╭──

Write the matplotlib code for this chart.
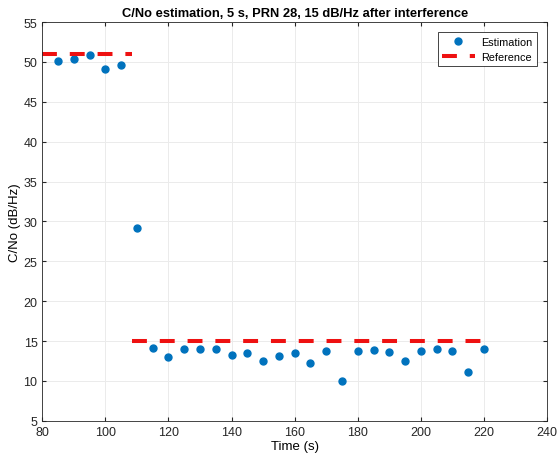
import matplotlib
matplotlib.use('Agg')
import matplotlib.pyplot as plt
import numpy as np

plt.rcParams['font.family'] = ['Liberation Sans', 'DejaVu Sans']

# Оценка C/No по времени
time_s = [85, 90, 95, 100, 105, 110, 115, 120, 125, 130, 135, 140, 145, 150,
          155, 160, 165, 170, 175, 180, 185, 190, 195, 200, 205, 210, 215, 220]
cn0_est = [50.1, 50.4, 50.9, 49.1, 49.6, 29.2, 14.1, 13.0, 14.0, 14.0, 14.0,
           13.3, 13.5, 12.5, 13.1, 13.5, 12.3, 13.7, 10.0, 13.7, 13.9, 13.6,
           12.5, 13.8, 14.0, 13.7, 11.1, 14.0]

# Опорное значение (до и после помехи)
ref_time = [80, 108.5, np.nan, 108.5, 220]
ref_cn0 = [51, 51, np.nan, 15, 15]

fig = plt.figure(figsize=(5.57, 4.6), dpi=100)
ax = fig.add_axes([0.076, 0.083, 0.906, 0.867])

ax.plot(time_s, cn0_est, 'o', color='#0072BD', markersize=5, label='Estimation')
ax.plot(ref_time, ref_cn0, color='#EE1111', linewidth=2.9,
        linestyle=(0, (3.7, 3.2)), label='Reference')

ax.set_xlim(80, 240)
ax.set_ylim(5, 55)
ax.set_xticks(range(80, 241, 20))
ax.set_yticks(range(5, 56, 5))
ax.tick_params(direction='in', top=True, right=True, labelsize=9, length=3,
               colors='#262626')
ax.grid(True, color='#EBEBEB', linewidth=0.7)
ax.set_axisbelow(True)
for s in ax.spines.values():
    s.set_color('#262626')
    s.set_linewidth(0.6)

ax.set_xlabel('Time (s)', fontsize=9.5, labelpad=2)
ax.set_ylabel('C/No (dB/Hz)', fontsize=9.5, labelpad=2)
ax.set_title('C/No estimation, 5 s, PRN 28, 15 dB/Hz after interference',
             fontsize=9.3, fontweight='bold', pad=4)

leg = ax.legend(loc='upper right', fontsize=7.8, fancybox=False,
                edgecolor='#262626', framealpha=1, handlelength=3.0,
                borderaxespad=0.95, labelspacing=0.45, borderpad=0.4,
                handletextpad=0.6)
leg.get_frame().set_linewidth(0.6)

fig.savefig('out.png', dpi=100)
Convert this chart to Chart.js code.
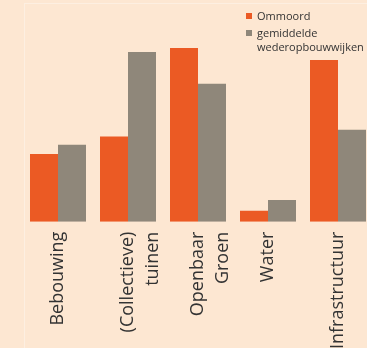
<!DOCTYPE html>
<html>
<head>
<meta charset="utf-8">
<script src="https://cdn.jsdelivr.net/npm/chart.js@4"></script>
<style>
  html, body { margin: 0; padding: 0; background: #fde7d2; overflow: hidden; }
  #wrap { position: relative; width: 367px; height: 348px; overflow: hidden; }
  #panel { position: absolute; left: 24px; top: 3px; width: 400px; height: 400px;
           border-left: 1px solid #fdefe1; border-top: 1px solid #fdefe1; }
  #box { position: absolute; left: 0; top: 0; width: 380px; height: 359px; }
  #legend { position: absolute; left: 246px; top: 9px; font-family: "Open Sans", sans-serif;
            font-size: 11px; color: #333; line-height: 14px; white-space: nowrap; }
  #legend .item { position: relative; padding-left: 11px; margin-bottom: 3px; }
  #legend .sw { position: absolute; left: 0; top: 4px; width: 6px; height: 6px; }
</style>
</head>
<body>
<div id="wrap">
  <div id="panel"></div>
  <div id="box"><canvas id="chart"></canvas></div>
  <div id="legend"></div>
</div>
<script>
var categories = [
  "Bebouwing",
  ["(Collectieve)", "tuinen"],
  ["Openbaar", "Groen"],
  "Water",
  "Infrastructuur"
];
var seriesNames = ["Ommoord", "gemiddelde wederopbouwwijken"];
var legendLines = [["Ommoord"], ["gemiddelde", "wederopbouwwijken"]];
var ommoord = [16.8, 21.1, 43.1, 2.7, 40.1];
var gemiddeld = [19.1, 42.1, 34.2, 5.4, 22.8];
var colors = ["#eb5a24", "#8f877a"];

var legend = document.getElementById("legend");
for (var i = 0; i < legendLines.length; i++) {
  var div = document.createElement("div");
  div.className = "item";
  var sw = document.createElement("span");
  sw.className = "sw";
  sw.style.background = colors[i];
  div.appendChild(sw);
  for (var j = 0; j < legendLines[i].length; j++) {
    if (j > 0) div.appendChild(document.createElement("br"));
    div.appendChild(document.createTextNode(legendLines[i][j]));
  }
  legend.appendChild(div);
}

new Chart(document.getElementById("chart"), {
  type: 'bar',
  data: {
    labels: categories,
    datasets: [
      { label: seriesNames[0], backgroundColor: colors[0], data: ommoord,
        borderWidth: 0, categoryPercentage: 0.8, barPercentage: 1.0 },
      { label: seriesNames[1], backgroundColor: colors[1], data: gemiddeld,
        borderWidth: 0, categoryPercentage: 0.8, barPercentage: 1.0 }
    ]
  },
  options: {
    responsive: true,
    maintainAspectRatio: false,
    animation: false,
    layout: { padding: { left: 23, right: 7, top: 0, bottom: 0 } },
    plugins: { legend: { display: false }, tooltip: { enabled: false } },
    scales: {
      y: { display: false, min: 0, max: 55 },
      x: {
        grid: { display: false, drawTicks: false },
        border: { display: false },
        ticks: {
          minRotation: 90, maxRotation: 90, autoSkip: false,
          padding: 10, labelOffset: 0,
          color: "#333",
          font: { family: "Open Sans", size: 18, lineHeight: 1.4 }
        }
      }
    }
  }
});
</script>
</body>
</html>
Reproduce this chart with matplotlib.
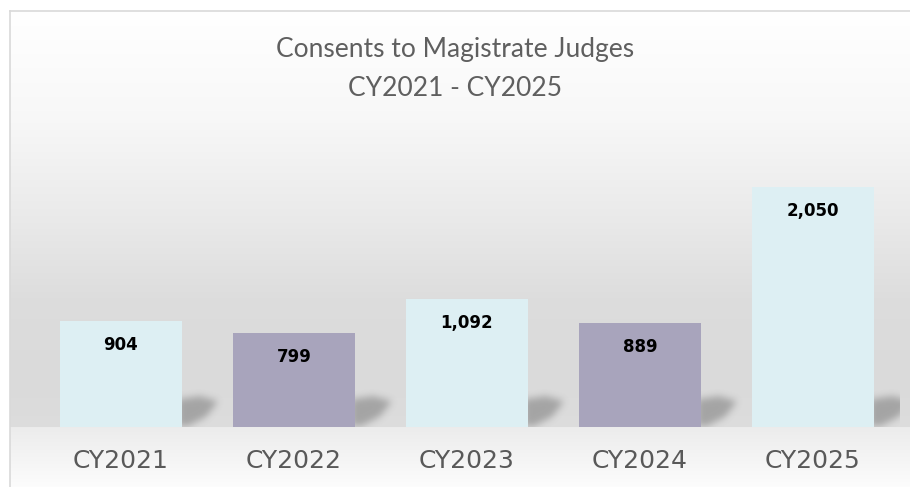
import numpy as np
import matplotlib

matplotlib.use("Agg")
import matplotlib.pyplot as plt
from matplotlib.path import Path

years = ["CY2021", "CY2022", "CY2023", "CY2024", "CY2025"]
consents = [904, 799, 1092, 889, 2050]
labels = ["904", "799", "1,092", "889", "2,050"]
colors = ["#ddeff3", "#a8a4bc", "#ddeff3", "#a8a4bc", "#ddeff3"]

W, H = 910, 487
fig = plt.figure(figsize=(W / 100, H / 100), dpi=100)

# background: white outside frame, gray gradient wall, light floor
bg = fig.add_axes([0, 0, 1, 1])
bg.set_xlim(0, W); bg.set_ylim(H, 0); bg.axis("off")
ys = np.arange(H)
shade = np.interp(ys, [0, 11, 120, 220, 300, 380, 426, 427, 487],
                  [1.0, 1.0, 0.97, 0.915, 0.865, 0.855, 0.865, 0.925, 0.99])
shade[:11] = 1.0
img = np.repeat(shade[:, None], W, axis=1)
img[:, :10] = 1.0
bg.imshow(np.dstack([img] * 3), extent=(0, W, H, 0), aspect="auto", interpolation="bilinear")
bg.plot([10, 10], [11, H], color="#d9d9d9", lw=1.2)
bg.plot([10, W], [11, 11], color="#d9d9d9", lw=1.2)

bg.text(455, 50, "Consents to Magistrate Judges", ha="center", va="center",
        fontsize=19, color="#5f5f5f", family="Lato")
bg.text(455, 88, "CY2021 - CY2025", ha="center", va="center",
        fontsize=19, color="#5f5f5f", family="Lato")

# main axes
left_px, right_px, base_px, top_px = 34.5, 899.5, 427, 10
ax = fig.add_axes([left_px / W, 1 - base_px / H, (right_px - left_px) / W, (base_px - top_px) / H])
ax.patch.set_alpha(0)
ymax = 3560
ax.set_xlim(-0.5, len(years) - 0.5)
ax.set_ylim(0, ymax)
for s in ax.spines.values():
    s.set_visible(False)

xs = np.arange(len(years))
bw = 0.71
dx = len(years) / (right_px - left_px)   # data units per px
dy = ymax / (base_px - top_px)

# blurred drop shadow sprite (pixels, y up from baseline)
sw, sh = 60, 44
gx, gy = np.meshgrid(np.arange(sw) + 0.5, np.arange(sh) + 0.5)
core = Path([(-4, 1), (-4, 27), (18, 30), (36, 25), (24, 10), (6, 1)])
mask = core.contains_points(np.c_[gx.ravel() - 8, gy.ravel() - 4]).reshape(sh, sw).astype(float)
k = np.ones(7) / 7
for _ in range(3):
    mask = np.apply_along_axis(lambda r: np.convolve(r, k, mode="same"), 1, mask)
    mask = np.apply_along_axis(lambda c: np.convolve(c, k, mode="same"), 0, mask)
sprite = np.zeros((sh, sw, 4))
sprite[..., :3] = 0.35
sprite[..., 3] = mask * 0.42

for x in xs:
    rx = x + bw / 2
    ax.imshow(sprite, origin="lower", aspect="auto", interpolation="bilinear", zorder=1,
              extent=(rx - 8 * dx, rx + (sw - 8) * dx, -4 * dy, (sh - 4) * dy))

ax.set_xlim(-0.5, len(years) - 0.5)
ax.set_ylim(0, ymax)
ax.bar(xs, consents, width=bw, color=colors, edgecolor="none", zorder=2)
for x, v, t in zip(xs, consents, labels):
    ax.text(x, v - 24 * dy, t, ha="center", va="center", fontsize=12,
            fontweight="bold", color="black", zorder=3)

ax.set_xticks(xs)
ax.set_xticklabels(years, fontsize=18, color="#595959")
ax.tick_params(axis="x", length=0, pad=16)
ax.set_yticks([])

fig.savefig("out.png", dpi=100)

╰──

TO BE DONE » Pictures are excluded: retype only the lines from the beginning of the listing above through the line with "plt.rcParams['font.family'] = ['Liberation", both included.

OUTPUT FOR THIS TASK »
Write the matplotlib code for this chart.
import matplotlib
matplotlib.use('Agg')
import matplotlib.pyplot as plt
import numpy as np

plt.rcParams['font.family'] = ['Liberation Sans', 'DejaVu Sans']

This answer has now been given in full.